## TASK GOAL
Can you copy out the data exactly? Leave the images out.

## SOURCE EXCERPT
>>>>>

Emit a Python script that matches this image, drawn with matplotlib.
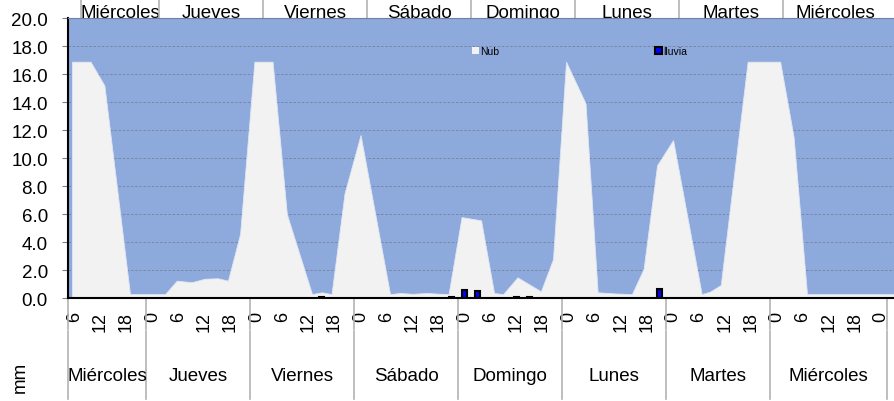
import matplotlib
matplotlib.use('Agg')
import matplotlib.pyplot as plt
from matplotlib import transforms
from matplotlib.patches import Patch

plt.rcParams['font.family'] = ['Liberation Sans', 'DejaVu Sans']

# hours counted from Miércoles 00:00
nub_h = [5.4, 9.7, 12.9, 18.8, 26.9, 29.6, 33.0, 36.1, 39.1, 41.4, 44.2, 47.5,
         51.7, 55.0, 60.8, 63.1, 65.3, 68.3, 72.0, 78.8, 81.1, 84.0, 87.3, 90.0,
         92.3, 95.3, 99.8, 102.8, 104.9, 108.2, 113.6, 116.4, 119.4, 123.9, 126.7,
         130.5, 134.6, 137.3, 140.4, 144.1, 150.7, 152.6, 155.1, 161.3, 168.8,
         171.9, 175.0, 196.0]
nub_v = [16.9, 16.9, 15.2, 0.3, 0.3, 1.26, 1.15, 1.4, 1.43, 1.26, 4.6, 16.9,
         16.9, 6.0, 0.3, 0.43, 0.3, 7.5, 11.66, 0.3, 0.38, 0.32, 0.38, 0.33,
         0.3, 5.8, 5.57, 0.38, 0.3, 1.5, 0.5, 2.8, 16.9, 13.93, 0.43,
         0.35, 0.3, 2.1, 9.5, 11.3, 0.3, 0.47, 0.95, 16.9, 16.9,
         11.54, 0.3, 0.3]

lluvia_h = [63, 93, 96, 99, 108, 111, 141]
lluvia_v = [0.1, 0.1, 0.6, 0.55, 0.1, 0.1, 0.65]

tick_h = list(range(6, 193, 6))
tick_labels = [str(h % 24) for h in tick_h]

days = ['Miércoles', 'Jueves', 'Viernes', 'Sábado', 'Domingo', 'Lunes', 'Martes', 'Miércoles']
bottom_edges = [4.5, 22.5, 46.5, 70.5, 94.5, 118.5, 142.5, 166.5, 193.5]
top_edges = [7.5, 25.5, 49.5, 73.5, 97.5, 121.5, 145.5, 169.5, 193.5]

blue = '#8EA9DB'
grey = '#F2F2F2'

fig = plt.figure(figsize=(8.95, 4.02), dpi=100)
ax = fig.add_axes([68 / 895, 1 - 299.3 / 402, 827 / 895, 280 / 402])
ax.set_facecolor(blue)

ax.fill_between(nub_h, nub_v, 0, color=grey, lw=0.6, edgecolor='#dfe6f3', zorder=2)
ax.bar(lluvia_h, lluvia_v, width=1.3, color='#0000FF', edgecolor='black', lw=1.5, zorder=3)

ax.set_xlim(4.5, 195.3)
ax.set_ylim(0, 20)
ax.set_yticks(range(0, 21, 2))
ax.set_yticklabels(['%.1f' % v for v in range(0, 21, 2)])
ax.set_xticks(tick_h)
ax.set_xticklabels(tick_labels, rotation=90, va='top', ha='center')
ax.tick_params(axis='x', length=0, pad=9, labelsize=13)
ax.tick_params(axis='y', length=4.5, width=0.8, color='#808080', pad=10, labelsize=13.5)
ax.set_axisbelow(True)
ax.yaxis.grid(True, color='#75829c', ls=(0, (3, 2)), lw=0.6)

for s in ['left', 'bottom']:
    ax.spines[s].set_linewidth(1.5)
ax.spines['right'].set_visible(False)
ax.spines['top'].set_color('#6f80a8')
ax.spines['top'].set_linewidth(0.8)

# day dividers and labels
bt = transforms.blended_transform_factory(ax.transData, ax.transAxes)
for x in bottom_edges:
    ax.plot([x, x], [0, -0.1096], transform=bt, clip_on=False, color='#b3b3b3', lw=1.2)
    ax.plot([x, x], [-0.1168, -0.36], transform=bt, clip_on=False, color='#b3b3b3', lw=1.2)
for x in top_edges[:-1]:
    ax.plot([x, x], [1.0, 1.08], transform=bt, clip_on=False, color='#b3b3b3', lw=1.2)

for i, d in enumerate(days):
    xb = (bottom_edges[i] + bottom_edges[i + 1]) / 2
    ax.text(xb, -0.2907, d, transform=bt, ha='center', va='baseline', fontsize=13.5)

ft = transforms.blended_transform_factory(ax.transData, fig.transFigure)
for i, d in enumerate(days):
    xt = (top_edges[i] + top_edges[i + 1]) / 2
    fig.text(xt, 1 - 18.3 / 402, d, transform=ft, ha='center', va='baseline',
             fontsize=13.5, zorder=-1)

fig.text(20 / 895, 1 - 377 / 402, 'mm', rotation=90, ha='center', va='center', fontsize=13.5)

# legend entries, placed apart
h1 = Patch(facecolor=grey, edgecolor='none')
h2 = Patch(facecolor='#0000FF', edgecolor='black', lw=1.5)
leg1 = ax.legend([h1], ['Nub'], loc='center left', bbox_to_anchor=(0.488, 0.883),
                 frameon=False, fontsize=7.5, handlelength=0.7, handleheight=0.7,
                 handletextpad=0.1, borderpad=0, borderaxespad=0)
ax.add_artist(leg1)
ax.legend([h2], ['lluvia'], loc='center left', bbox_to_anchor=(0.710, 0.883),
          frameon=False, fontsize=7.5, handlelength=0.7, handleheight=0.7,
          handletextpad=0.1, borderpad=0, borderaxespad=0)

fig.savefig('out.png', dpi=100)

<<<<<

## EXPECTED ANSWER
Emit a Python script that matches this image, drawn with matplotlib.
import matplotlib
matplotlib.use('Agg')
import matplotlib.pyplot as plt
from matplotlib import transforms
from matplotlib.patches import Patch

plt.rcParams['font.family'] = ['Liberation Sans', 'DejaVu Sans']

# hours counted from Miércoles 00:00
nub_h = [5.4, 9.7, 12.9, 18.8, 26.9, 29.6, 33.0, 36.1, 39.1, 41.4, 44.2, 47.5,
         51.7, 55.0, 60.8, 63.1, 65.3, 68.3, 72.0, 78.8, 81.1, 84.0, 87.3, 90.0,
         92.3, 95.3, 99.8, 102.8, 104.9, 108.2, 113.6, 116.4, 119.4, 123.9, 126.7,
         130.5, 134.6, 137.3, 140.4, 144.1, 150.7, 152.6, 155.1, 161.3, 168.8,
         171.9, 175.0, 196.0]
nub_v = [16.9, 16.9, 15.2, 0.3, 0.3, 1.26, 1.15, 1.4, 1.43, 1.26, 4.6, 16.9,
         16.9, 6.0, 0.3, 0.43, 0.3, 7.5, 11.66, 0.3, 0.38, 0.32, 0.38, 0.33,
         0.3, 5.8, 5.57, 0.38, 0.3, 1.5, 0.5, 2.8, 16.9, 13.93, 0.43,
         0.35, 0.3, 2.1, 9.5, 11.3, 0.3, 0.47, 0.95, 16.9, 16.9,
         11.54, 0.3, 0.3]

lluvia_h = [63, 93, 96, 99, 108, 111, 141]
lluvia_v = [0.1, 0.1, 0.6, 0.55, 0.1, 0.1, 0.65]

tick_h = list(range(6, 193, 6))
tick_labels = [str(h % 24) for h in tick_h]

days = ['Miércoles', 'Jueves', 'Viernes', 'Sábado', 'Domingo', 'Lunes', 'Martes', 'Miércoles']
bottom_edges = [4.5, 22.5, 46.5, 70.5, 94.5, 118.5, 142.5, 166.5, 193.5]
top_edges = [7.5, 25.5, 49.5, 73.5, 97.5, 121.5, 145.5, 169.5, 193.5]

blue = '#8EA9DB'
grey = '#F2F2F2'

fig = plt.figure(figsize=(8.95, 4.02), dpi=100)
ax = fig.add_axes([68 / 895, 1 - 299.3 / 402, 827 / 895, 280 / 402])
ax.set_facecolor(blue)

ax.fill_between(nub_h, nub_v, 0, color=grey, lw=0.6, edgecolor='#dfe6f3', zorder=2)
ax.bar(lluvia_h, lluvia_v, width=1.3, color='#0000FF', edgecolor='black', lw=1.5, zorder=3)

ax.set_xlim(4.5, 195.3)
ax.set_ylim(0, 20)
ax.set_yticks(range(0, 21, 2))
ax.set_yticklabels(['%.1f' % v for v in range(0, 21, 2)])
ax.set_xticks(tick_h)
ax.set_xticklabels(tick_labels, rotation=90, va='top', ha='center')
ax.tick_params(axis='x', length=0, pad=9, labelsize=13)
ax.tick_params(axis='y', length=4.5, width=0.8, color='#808080', pad=10, labelsize=13.5)
ax.set_axisbelow(True)
ax.yaxis.grid(True, color='#75829c', ls=(0, (3, 2)), lw=0.6)

for s in ['left', 'bottom']:
    ax.spines[s].set_linewidth(1.5)
ax.spines['right'].set_visible(False)
ax.spines['top'].set_color('#6f80a8')
ax.spines['top'].set_linewidth(0.8)

# day dividers and labels
bt = transforms.blended_transform_factory(ax.transData, ax.transAxes)
for x in bottom_edges:
    ax.plot([x, x], [0, -0.1096], transform=bt, clip_on=False, color='#b3b3b3', lw=1.2)
    ax.plot([x, x], [-0.1168, -0.36], transform=bt, clip_on=False, color='#b3b3b3', lw=1.2)
for x in top_edges[:-1]:
    ax.plot([x, x], [1.0, 1.08], transform=bt, clip_on=False, color='#b3b3b3', lw=1.2)

for i, d in enumerate(days):
    xb = (bottom_edges[i] + bottom_edges[i + 1]) / 2
    ax.text(xb, -0.2907, d, transform=bt, ha='center', va='baseline', fontsize=13.5)

ft = transforms.blended_transform_factory(ax.transData, fig.transFigure)
for i, d in enumerate(days):
    xt = (top_edges[i] + top_edges[i + 1]) / 2
    fig.text(xt, 1 - 18.3 / 402, d, transform=ft, ha='center', va='baseline',
             fontsize=13.5, zorder=-1)

fig.text(20 / 895, 1 - 377 / 402, 'mm', rotation=90, ha='center', va='center', fontsize=13.5)

# legend entries, placed apart
h1 = Patch(facecolor=grey, edgecolor='none')
h2 = Patch(facecolor='#0000FF', edgecolor='black', lw=1.5)
leg1 = ax.legend([h1], ['Nub'], loc='center left', bbox_to_anchor=(0.488, 0.883),
                 frameon=False, fontsize=7.5, handlelength=0.7, handleheight=0.7,
                 handletextpad=0.1, borderpad=0, borderaxespad=0)
ax.add_artist(leg1)
ax.legend([h2], ['lluvia'], loc='center left', bbox_to_anchor=(0.710, 0.883),
          frameon=False, fontsize=7.5, handlelength=0.7, handleheight=0.7,
          handletextpad=0.1, borderpad=0, borderaxespad=0)

fig.savefig('out.png', dpi=100)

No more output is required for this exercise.